Le chef du Pentagone Chuck Hagel s'est défendu mercredi avec vigueur, assurant avoir pris «la bonne décision» face à la polémique sur les conditions de l'échange à l'insu du Congrès du sergent Bowe Bergdahl contre cinq cadres talibans.

L'administration du président Barack Obama, qui présentait le 31 mai la libération du seul prisonnier de guerre américain comme une grande victoire, a depuis été mise sur la défensive, accusée d'avoir plié devant les talibans pour un soldat qui pourrait bien avoir déserté avant sa capture.

A cinq mois des élections, le Congrès est ulcéré. Il accuse l'exécutif d'avoir créé un dangereux précédent en négociant avec des preneurs d'otages et surtout d'avoir violé la loi, en n'informant pas le Congrès 30 jours à l'avance du transfèrement de cinq détenus de Guantanamo.

Face aux élus de la commission des Forces armées de la Chambre des représentants, le secrétaire à la Défense a vertement répondu: «Nous avons pris la bonne décision et l'avons prise pour les bonnes raisons: ramener à la maison l'un des nôtres».

«Nous avons respecté la loi et nous avons fait ce que croyons être dans le meilleur intérêt de notre pays, de notre armée et du sergent Bergdahl», a-t-il ajouté, rappelant que la question d'une éventuelle désertion était «détachée» de la nécessité de récupérer un soldat prisonnier et fera l'objet d'une enquête.

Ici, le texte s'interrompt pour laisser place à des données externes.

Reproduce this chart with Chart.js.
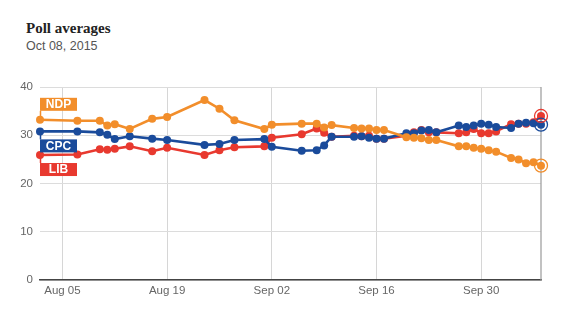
<!DOCTYPE html>
<html>
<head>
<meta charset="utf-8">
<script src="https://cdn.jsdelivr.net/npm/chart.js@4/dist/chart.umd.min.js"></script>
<style>
  html, body { margin: 0; padding: 0; background: #fff; }
  .wrap { position: relative; width: 570px; height: 320px; }
  .title { position: absolute; left: 26px; top: 20px; font: bold 15px "Liberation Serif", serif; color: #222; }
  .subtitle { position: absolute; left: 26px; top: 39px; font: 12.5px "Liberation Sans", Arial, sans-serif; color: #555; }
  canvas { position: absolute; left: 0; top: 0; }
</style>
</head>
<body>
<div class="wrap">
  <div class="title">Poll averages</div>
  <div class="subtitle">Oct 08, 2015</div>
  <canvas id="pollChart" width="570" height="320"></canvas>
</div>
<script>
// ===================== Data =====================
const dates = [
  'Aug 02', 'Aug 07', 'Aug 10', 'Aug 11', 'Aug 12', 'Aug 14', 'Aug 17', 'Aug 19',
  'Aug 24', 'Aug 26', 'Aug 28', 'Sep 01', 'Sep 02', 'Sep 06', 'Sep 08', 'Sep 09',
  'Sep 10', 'Sep 13', 'Sep 14', 'Sep 15', 'Sep 16', 'Sep 17', 'Sep 20', 'Sep 21',
  'Sep 22', 'Sep 23', 'Sep 24', 'Sep 27', 'Sep 28', 'Sep 29', 'Sep 30', 'Oct 01',
  'Oct 02', 'Oct 04', 'Oct 05', 'Oct 06', 'Oct 07', 'Oct 08'
];
const ndp = [
  33.2, 33.0, 33.0, 32.0, 32.3, 31.3, 33.4, 33.8,
  37.3, 35.5, 33.1, 31.3, 32.2, 32.4, 32.4, 31.6,
  32.1, 31.5, 31.4, 31.4, 31.1, 31.1, 29.6, 29.5,
  29.4, 29.0, 29.0, 27.7, 27.7, 27.4, 27.2, 26.9,
  26.6, 25.3, 25.0, 24.2, 24.4, 23.7
];
const cpc = [
  30.8, 30.8, 30.6, 30.1, 29.2, 29.8, 29.3, 29.0,
  28.0, 28.2, 29.0, 29.2, 27.6, 26.8, 26.9, 27.9,
  29.7, 29.7, 29.8, 29.5, 29.3, 29.3, 30.4, 30.4,
  31.0, 31.1, 30.6, 32.0, 31.7, 32.0, 32.4, 32.2,
  31.7, 31.5, 32.4, 32.6, 32.5, 32.2
];
const lib = [
  25.9, 26.0, 27.1, 27.0, 27.2, 27.7, 26.7, 27.4,
  25.9, 26.9, 27.5, 27.7, 29.5, 30.2, 31.4, 30.5,
  29.7, 29.9, 29.8, 29.9, 29.3, 29.3, 29.9, 30.6,
  31.1, 30.6, 30.6, 30.4, 30.6, 31.3, 30.4, 30.4,
  30.8, 32.3, 32.4, 32.4, 32.7, 34.0
];
const tickDates = ['Aug 05', 'Aug 19', 'Sep 02', 'Sep 16', 'Sep 30'];
const yTicks = [0, 10, 20, 30, 40];

// ===================== Helpers =====================
const MONTHS = { Aug: 7, Sep: 8, Oct: 9 };
function dayNum(label) {
  const [m, d] = label.split(' ');
  return Date.UTC(2015, MONTHS[m], +d) / 86400000;
}
function toPoints(values) {
  return values.map((v, i) => ({ x: dayNum(dates[i]), y: v }));
}
const tickDays = tickDates.map(dayNum);

const COLORS = { ndp: '#f28e2b', cpc: '#1a4b9b', lib: '#e8392f' };

function series(label, values, color, side) {
  return {
    label: label,
    data: toPoints(values),
    borderColor: color,
    backgroundColor: color,
    borderWidth: 2.6,
    pointRadius: 4,
    pointHoverRadius: 4,
    pointBorderWidth: 0,
    tension: 0,
    clip: false,
    tagSide: side
  };
}

// ===================== Plugins =====================
const seriesTags = {
  id: 'seriesTags',
  afterDatasetsDraw(chart) {
    const ctx = chart.ctx;
    chart.data.datasets.forEach((ds, i) => {
      const meta = chart.getDatasetMeta(i);
      const first = meta.data[0];
      const last = meta.data[meta.data.length - 1];
      const w = 37, h = 13, gap = 9;
      const top = ds.tagSide === 'above' ? first.y - gap - h : first.y + gap - 1;
      ctx.save();
      // connector
      ctx.strokeStyle = ds.borderColor;
      ctx.lineWidth = 1.5;
      ctx.beginPath();
      ctx.moveTo(first.x + 0.5, first.y);
      ctx.lineTo(first.x + 0.5, ds.tagSide === 'above' ? top + h : top);
      ctx.stroke();
      // box
      ctx.fillStyle = ds.borderColor;
      ctx.fillRect(first.x, top, w, h);
      ctx.fillStyle = '#fff';
      ctx.font = 'bold 12px "Liberation Sans", Arial, sans-serif';
      ctx.textAlign = 'center';
      ctx.textBaseline = 'middle';
      ctx.fillText(ds.label, first.x + w / 2, top + h / 2 + 0.5);
      // ring on last point
      ctx.strokeStyle = ds.borderColor;
      ctx.lineWidth = 1.3;
      ctx.beginPath();
      ctx.arc(last.x, last.y, 6.5, 0, Math.PI * 2);
      ctx.stroke();
      ctx.restore();
    });
  }
};

const rightEdge = {
  id: 'rightEdge',
  beforeDatasetsDraw(chart) {
    const { ctx, chartArea } = chart;
    ctx.save();
    ctx.strokeStyle = '#999';
    ctx.lineWidth = 1.2;
    ctx.beginPath();
    ctx.moveTo(chartArea.right, chartArea.top);
    ctx.lineTo(chartArea.right, chartArea.bottom);
    ctx.stroke();
    ctx.restore();
  }
};

// ===================== Chart Setup =====================
function setupChart() {
  new Chart(document.getElementById('pollChart').getContext('2d'), {
    type: 'line',
    data: {
      datasets: [
        series('NDP', ndp, COLORS.ndp, 'above'),
        series('CPC', cpc, COLORS.cpc, 'below'),
        series('LIB', lib, COLORS.lib, 'below')
      ]
    },
    options: {
      responsive: false,
      animation: false,
      layout: { padding: { left: 0, top: 87, right: 29, bottom: 0 } },
      plugins: {
        legend: { display: false },
        tooltip: { enabled: false }
      },
      scales: {
        x: {
          type: 'linear',
          min: dayNum(dates[0]),
          max: dayNum(dates[dates.length - 1]),
          afterBuildTicks: scale => { scale.ticks = tickDays.map(v => ({ value: v })); },
          afterFit: scale => { scale.height = 40; },
          grid: { color: '#d6d6d6', lineWidth: 1, drawTicks: false },
          border: { color: '#444', width: 1.5 },
          ticks: {
            padding: 4,
            color: '#666',
            font: { family: '"Liberation Sans", Arial, sans-serif', size: 11.5 },
            callback: v => tickDates[tickDays.indexOf(v)]
          }
        },
        y: {
          min: 0,
          max: 40,
          afterBuildTicks: scale => { scale.ticks = yTicks.map(v => ({ value: v })); },
          afterFit: scale => { scale.width = 40; },
          grid: { color: '#dcdcdc', lineWidth: 1, drawTicks: false },
          border: { display: false },
          ticks: {
            padding: 7,
            color: '#666',
            font: { family: '"Liberation Sans", Arial, sans-serif', size: 11.5 }
          }
        }
      }
    },
    plugins: [rightEdge, seriesTags]
  });
}

document.addEventListener('DOMContentLoaded', setupChart);
</script>
</body>
</html>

En temps de guerre, «les choix difficiles ne s'intègrent pas parfaitement dans des instructions clairement définies dans les manuels d'utilisation», a-t-il soutenu sur un ton combatif, loin de sa désastreuse prestation lors de son audition de confirmation devant les sénateurs début 2013.

«Dangereux précédent» 

«Peu d'entre vous dans cette commission ont l'expérience de la guerre et l'ont vue de près», s'est même permis le chef du Pentagone, ancien sergent ayant combattu au Vietnam.

Sur le fond, Chuck Hagel a défendu la décision de ne pas informer le Congrès par la nécessité d'aller vite et d'éviter «toute fuite qui pourrait faire dérailler l'accord et mettre davantage en danger le sergent Bergdahl».

D'autant que le Congrès avait déjà été informé en novembre 2011 de la possibilité de libérer ces cinq cadres talibans, à l'occasion de précédentes négociations infructueuses avec les talibans, a-t-il rappelé.

«Vos actions montrent que vous ne faites pas confiance au Congrès», a accusé le républicain Mike Conaway, le ministre se défendant de n'avoir «jamais dit» cela.

«Ce n'était pas simplement un transfèrement de détenus, mais une opération militaire très risquée et avec une fenêtre d'opportunité très limitée que nous ne voulions pas compromettre», a encore plaidé Chuck Hagel, en détaillant les discussions par l'intermédiaire du Qatar.

Les républicains ne manquent pas de rappeler qu'au printemps 2011, l'administration Obama avait informé les responsables du Congrès de l'opération à venir contre Oussama ben Laden.

Ils accusent également l'administration Obama d'avoir remis en liberté cinq dangereux ennemis et d'avoir, selon le président républicain de la commission, Buck McKeon, «créé un dangereux précédent en négociant avec les terroristes».

Ce n'est pas une première, a rétorqué le juriste en chef du Pentagone, Stephen Preston: en 1993, Michael Durant, un pilote d'hélicoptère Blackhawk abattu à Mogadiscio et ensuite fait prisonnier avait fait l'objet d'un «arrangement discret» avec le chef de guerre Mohammed Aïdid.

Quant à la remise en liberté de dangereux ennemis, Chuck Hagel a rappelé que l'accord avec le Qatar, où les cadres talibans ont été transférés, prévoit pendant un an leur surveillance, l'interdiction de voyager et d'autres mesures classifiées.

«Et si jamais l'un de ces détenus tentait de reprendre le combat, il le ferait à son propre péril», a-t-il mis en garde.

Lors de cette audition marathon, les élus se sont gardés d'évoquer la question de l'éventuelle désertion de Bergdahl, alors que 73% des Américains sont favorables à des poursuites à l'encontre du sergent Bergdahl s'il a déserté, selon un sondage ABC/Washington Post.

Le mystère continuait de planer sur le caractère du jeune homme, engagé dans les garde-côtes en 2006 mais remis à la vie civile au bout de 26 jours en raison d'un «échec à s'adapter à la vie militaire», a par ailleurs confié à l'AFP un responsable de la Défense.